## Data segment

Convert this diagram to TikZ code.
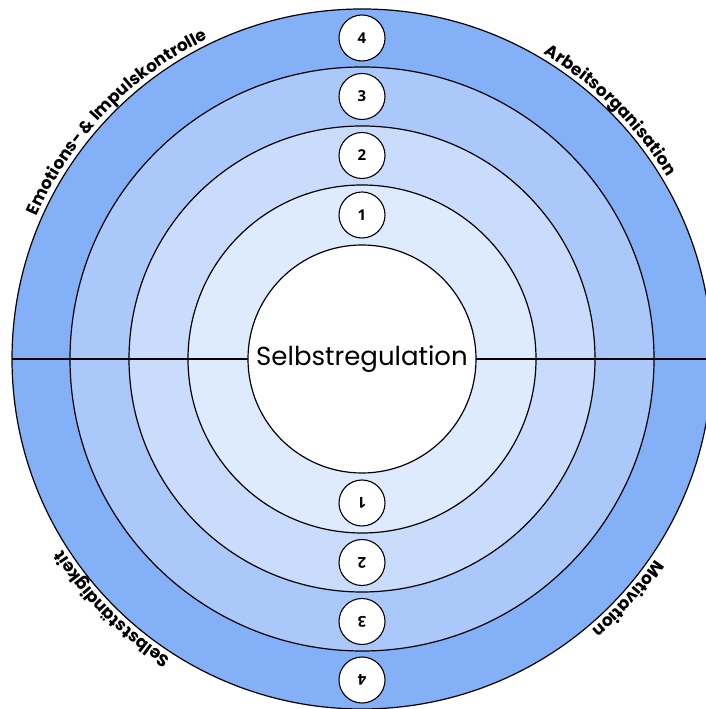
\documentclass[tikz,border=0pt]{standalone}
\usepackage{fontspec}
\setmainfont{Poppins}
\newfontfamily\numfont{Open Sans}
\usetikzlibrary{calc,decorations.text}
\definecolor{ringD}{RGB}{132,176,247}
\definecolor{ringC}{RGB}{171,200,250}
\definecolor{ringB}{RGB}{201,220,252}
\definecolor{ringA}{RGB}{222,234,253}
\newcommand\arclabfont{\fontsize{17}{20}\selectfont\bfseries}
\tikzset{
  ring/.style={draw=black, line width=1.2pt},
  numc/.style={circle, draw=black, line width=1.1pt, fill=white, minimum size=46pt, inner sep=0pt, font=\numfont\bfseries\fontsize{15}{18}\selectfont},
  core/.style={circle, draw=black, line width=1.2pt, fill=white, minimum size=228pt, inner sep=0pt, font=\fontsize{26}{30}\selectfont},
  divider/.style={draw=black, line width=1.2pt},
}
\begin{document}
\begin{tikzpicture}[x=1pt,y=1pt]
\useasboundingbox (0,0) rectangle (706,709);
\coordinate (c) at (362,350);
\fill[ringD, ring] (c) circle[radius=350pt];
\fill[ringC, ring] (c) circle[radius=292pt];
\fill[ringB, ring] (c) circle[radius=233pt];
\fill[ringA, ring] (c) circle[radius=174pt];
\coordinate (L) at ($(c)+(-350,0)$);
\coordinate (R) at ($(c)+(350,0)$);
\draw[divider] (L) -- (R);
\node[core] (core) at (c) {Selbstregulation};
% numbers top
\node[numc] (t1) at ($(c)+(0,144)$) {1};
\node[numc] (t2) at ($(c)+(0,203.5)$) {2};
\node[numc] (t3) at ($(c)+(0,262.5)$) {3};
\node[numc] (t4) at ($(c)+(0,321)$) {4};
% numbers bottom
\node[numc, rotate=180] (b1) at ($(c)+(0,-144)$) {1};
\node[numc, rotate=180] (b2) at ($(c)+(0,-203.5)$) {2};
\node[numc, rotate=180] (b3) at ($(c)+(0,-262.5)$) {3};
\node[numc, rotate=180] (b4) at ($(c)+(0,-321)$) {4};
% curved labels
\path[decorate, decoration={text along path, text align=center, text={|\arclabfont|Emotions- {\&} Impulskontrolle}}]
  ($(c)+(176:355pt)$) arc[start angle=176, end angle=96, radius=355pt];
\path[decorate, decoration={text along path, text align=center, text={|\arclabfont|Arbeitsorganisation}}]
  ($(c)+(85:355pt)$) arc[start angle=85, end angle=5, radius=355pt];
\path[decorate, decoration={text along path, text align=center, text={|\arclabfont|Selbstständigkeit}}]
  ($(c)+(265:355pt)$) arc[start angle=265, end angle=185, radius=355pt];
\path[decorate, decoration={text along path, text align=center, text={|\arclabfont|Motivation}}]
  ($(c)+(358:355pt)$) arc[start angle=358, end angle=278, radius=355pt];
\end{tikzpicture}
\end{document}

## Short problem
Every line above should be returned exactly; the pictures stay out.

## Task answer
Convert this diagram to TikZ code.
\documentclass[tikz,border=0pt]{standalone}
\usepackage{fontspec}
\setmainfont{Poppins}
\newfontfamily\numfont{Open Sans}
\usetikzlibrary{calc,decorations.text}
\definecolor{ringD}{RGB}{132,176,247}
\definecolor{ringC}{RGB}{171,200,250}
\definecolor{ringB}{RGB}{201,220,252}
\definecolor{ringA}{RGB}{222,234,253}
\newcommand\arclabfont{\fontsize{17}{20}\selectfont\bfseries}
\tikzset{
  ring/.style={draw=black, line width=1.2pt},
  numc/.style={circle, draw=black, line width=1.1pt, fill=white, minimum size=46pt, inner sep=0pt, font=\numfont\bfseries\fontsize{15}{18}\selectfont},
  core/.style={circle, draw=black, line width=1.2pt, fill=white, minimum size=228pt, inner sep=0pt, font=\fontsize{26}{30}\selectfont},
  divider/.style={draw=black, line width=1.2pt},
}
\begin{document}
\begin{tikzpicture}[x=1pt,y=1pt]
\useasboundingbox (0,0) rectangle (706,709);
\coordinate (c) at (362,350);
\fill[ringD, ring] (c) circle[radius=350pt];
\fill[ringC, ring] (c) circle[radius=292pt];
\fill[ringB, ring] (c) circle[radius=233pt];
\fill[ringA, ring] (c) circle[radius=174pt];
\coordinate (L) at ($(c)+(-350,0)$);
\coordinate (R) at ($(c)+(350,0)$);
\draw[divider] (L) -- (R);
\node[core] (core) at (c) {Selbstregulation};
% numbers top
\node[numc] (t1) at ($(c)+(0,144)$) {1};
\node[numc] (t2) at ($(c)+(0,203.5)$) {2};
\node[numc] (t3) at ($(c)+(0,262.5)$) {3};
\node[numc] (t4) at ($(c)+(0,321)$) {4};
% numbers bottom
\node[numc, rotate=180] (b1) at ($(c)+(0,-144)$) {1};
\node[numc, rotate=180] (b2) at ($(c)+(0,-203.5)$) {2};
\node[numc, rotate=180] (b3) at ($(c)+(0,-262.5)$) {3};
\node[numc, rotate=180] (b4) at ($(c)+(0,-321)$) {4};
% curved labels
\path[decorate, decoration={text along path, text align=center, text={|\arclabfont|Emotions- {\&} Impulskontrolle}}]
  ($(c)+(176:355pt)$) arc[start angle=176, end angle=96, radius=355pt];
\path[decorate, decoration={text along path, text align=center, text={|\arclabfont|Arbeitsorganisation}}]
  ($(c)+(85:355pt)$) arc[start angle=85, end angle=5, radius=355pt];
\path[decorate, decoration={text along path, text align=center, text={|\arclabfont|Selbstständigkeit}}]
  ($(c)+(265:355pt)$) arc[start angle=265, end angle=185, radius=355pt];
\path[decorate, decoration={text along path, text align=center, text={|\arclabfont|Motivation}}]
  ($(c)+(358:355pt)$) arc[start angle=358, end angle=278, radius=355pt];
\end{tikzpicture}
\end{document}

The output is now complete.